Like them, Jessop was also a writer for Canucks Army. One of his more well-known works was an experiment known as “Sham Sharron” in which they labeled every NHL team’s draft from 2000 to 2010 as a success or failure depending on their ability to select better players using only scouting rankings and stats, among other predefined rules.

The Panthers’ drafts failed the experiment because the made-up “Sham Sharron” was able to make more successful picks using the aforementioned data. Of course, this doesn’t mean the Panthers will be running their drafts with only numbers and a computer, but the experiment showed that theoretically, the Panthers could’ve drafted better if they just used rankings and stats, and that’s an embarrassing revelation.

Even if the past draft picks are ignored, just look at some of the former and current prospects who the Panthers have signed and kept around. Vincent Trocheck, Jayce Hawryluk, Ian McCoshen, Thomas Schemitsch, Samuel Montembeault, Kyle Rau. There’s a noticeable divide between not only the old Panthers and the new Panthers, but more specifically the types of players that are seen as valuable and the ones that are not. Anyone who attended the Panthers’ development camp  and rookie tournament this past off-season would have noticed that there were far more non-roster invites – 14 in total – than in the past, and that speaks volumes as well.

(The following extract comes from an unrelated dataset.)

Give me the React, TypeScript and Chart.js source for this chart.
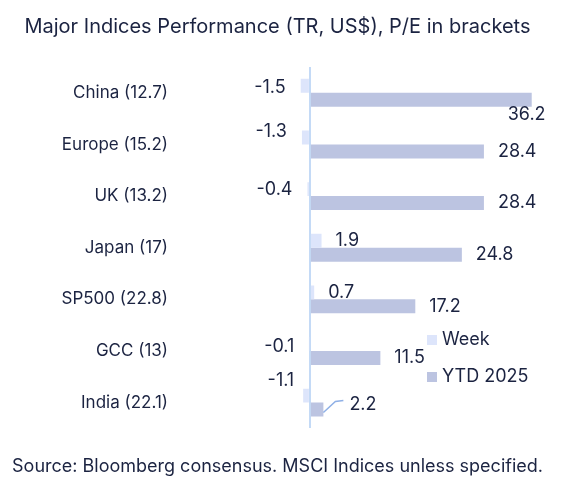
import React, { useEffect, useRef } from "react";
import { Chart, registerables } from "chart.js";

Chart.register(...registerables);

const categories = ["China (12.7)", "Europe (15.2)", "UK (13.2)", "Japan (17)", "SP500 (22.8)", "GCC (13)", "India (22.1)"];
const seriesNames = ["Week", "YTD 2025"];
const weekValues = [-1.5, -1.3, -0.4, 1.9, 0.7, -0.1, -1.1];
const ytdValues = [36.2, 28.4, 28.4, 24.8, 17.2, 11.5, 2.2];

const TITLE = "Major Indices Performance (TR, US$), P/E in brackets";
const FOOTER = "Source: Bloomberg consensus. MSCI Indices unless specified.";

const FONT = "Inter";
const TEXT = "#1b2341";
const WEEK_COLOR = "#dde5fb";
const YTD_COLOR = "#bcc4e1";
const AXIS_COLOR = "#c4daf6";

// manual label nudges (datasetIndex:index)
const labelNudges: Record<string, { dx: number; dy: number; leader?: boolean }> = {
  "0:0": { dx: 0, dy: 2 },
  "0:1": { dx: 0, dy: -6 },
  "0:5": { dx: 0, dy: 3 },
  "0:6": { dx: 6, dy: -15 },
  "1:0": { dx: -38, dy: 15 },
  "1:6": { dx: 12, dy: -5, leader: true },
};

const dataLabelPlugin = {
  id: "dataLabels",
  afterDatasetsDraw(chart: any) {
    const ctx = chart.ctx;
    ctx.save();
    ctx.font = `18px ${FONT}`;
    ctx.fillStyle = TEXT;
    ctx.textBaseline = "middle";
    chart.data.datasets.forEach((ds: any, di: number) => {
      const meta = chart.getDatasetMeta(di);
      meta.data.forEach((bar: any, i: number) => {
        const v = ds.data[i] as number;
        const txt = v.toFixed(1);
        const n = labelNudges[`${di}:${i}`] || { dx: 0, dy: 0 };
        const endX = bar.x;
        const cy = bar.y;
        let x: number;
        if (v < 0) {
          ctx.textAlign = "right";
          x = endX - 15 + n.dx;
        } else {
          ctx.textAlign = "left";
          x = endX + 14 + n.dx;
        }
        if (n.leader) {
          ctx.save();
          ctx.strokeStyle = "#8fb0e6";
          ctx.lineWidth = 1.5;
          ctx.beginPath();
          ctx.moveTo(endX, cy + 3);
          ctx.lineTo(endX + 12, cy - 8);
          ctx.lineTo(endX + 20, cy - 9);
          ctx.stroke();
          ctx.restore();
        }
        ctx.fillText(txt, x, cy + n.dy);
      });
    });
    ctx.restore();
  },
};

const legendPlugin = {
  id: "customLegend",
  afterDraw(chart: any) {
    const ctx = chart.ctx;
    const area = chart.chartArea;
    const x0 = area.left + 209;
    const ys = [area.top + 273, area.top + 310];
    ctx.save();
    ctx.font = `18px ${FONT}`;
    ctx.textBaseline = "middle";
    ctx.textAlign = "left";
    chart.data.datasets.forEach((ds: any, i: number) => {
      ctx.fillStyle = ds.backgroundColor;
      ctx.fillRect(x0, ys[i] - 5, 10, 10);
      ctx.fillStyle = TEXT;
      ctx.fillText(ds.label, x0 + 15, ys[i]);
    });
    ctx.restore();
  },
};

export default function App() {
  const canvasRef = useRef<HTMLCanvasElement>(null);

  useEffect(() => {
    if (!canvasRef.current) return;
    const chart = new Chart(canvasRef.current, {
      type: "bar",
      data: {
        labels: categories,
        datasets: [
          { label: seriesNames[0], data: weekValues, backgroundColor: WEEK_COLOR, categoryPercentage: 0.54, barPercentage: 1.0 },
          { label: seriesNames[1], data: ytdValues, backgroundColor: YTD_COLOR, categoryPercentage: 0.54, barPercentage: 1.0 },
        ],
      },
      options: {
        animation: false,
        responsive: true,
        maintainAspectRatio: false,
        indexAxis: "y",
        layout: { padding: { left: 0, right: 15, top: 0, bottom: 0 } },
        plugins: {
          legend: { display: false },
          tooltip: { enabled: false },
          title: {
            display: true,
            text: TITLE,
            color: TEXT,
            font: { family: FONT, size: 20, weight: "normal" },
            padding: { top: 15, bottom: 28 },
          },
          subtitle: {
            display: true,
            position: "bottom",
            text: FOOTER,
            color: TEXT,
            font: { family: FONT, size: 18, weight: "normal" },
            padding: { top: 27, bottom: 13 },
          },
        },
        scales: {
          x: {
            min: -15,
            max: 40,
            z: 1,
            ticks: { display: false, stepSize: 5 },
            border: { display: false },
            grid: {
              drawTicks: false,
              lineWidth: 2,
              color: (c: any) => (c.tick && c.tick.value === 0 ? AXIS_COLOR : "rgba(0,0,0,0)"),
            },
            afterFit: (s: any) => {
              s.height = 0;
            },
          },
          y: {
            border: { display: false },
            grid: { display: false, drawTicks: false },
            ticks: {
              color: TEXT,
              padding: 50,
              font: { family: FONT, size: 17 },
            },
            afterFit: (s: any) => {
              s.width = 218;
            },
          },
        },
      },
      plugins: [dataLabelPlugin, legendPlugin],
    });
    return () => chart.destroy();
  }, []);

  return (
    <div style={{ position: "fixed", left: 0, top: 0, width: 570, height: 490, background: "#fff" }}>
      <canvas ref={canvasRef} />
    </div>
  );
}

Obviously, not every pick is going to pan out and some years will be better than others, because in the end, projecting 18- and 19-year olds isn’t an easy thing to do. However, the Panthers need to make sure they’re doing everything they can to make the smartest picks possible rather than wasting them on high-risk or unproven players, and that’s the direction they’re headed in. The 2016 Draft was only in June, but early returns are very encouraging, especially on Borgstrom, who is near the top of the NCAA in freshman scoring, and Mascherin, the OHL’s 3rd-leading scorer.

The focus was and will continue to be on finding players high in skill rather than ones who play little more than a checking game fit for every league but the NHL. Every pick in the draft is important, but the Panthers can’t afford to botch the early rounds like they’ve done over the past decade or so while their opponents succeed on a more consistent basis.

And perhaps it was a good thing that hardly any talent was identified, because previous ownership groups wouldn’t have been able to retain anyone as they could hardly afford to assemble a competitive NHL roster.

The main takeaway? For once, the future is bright.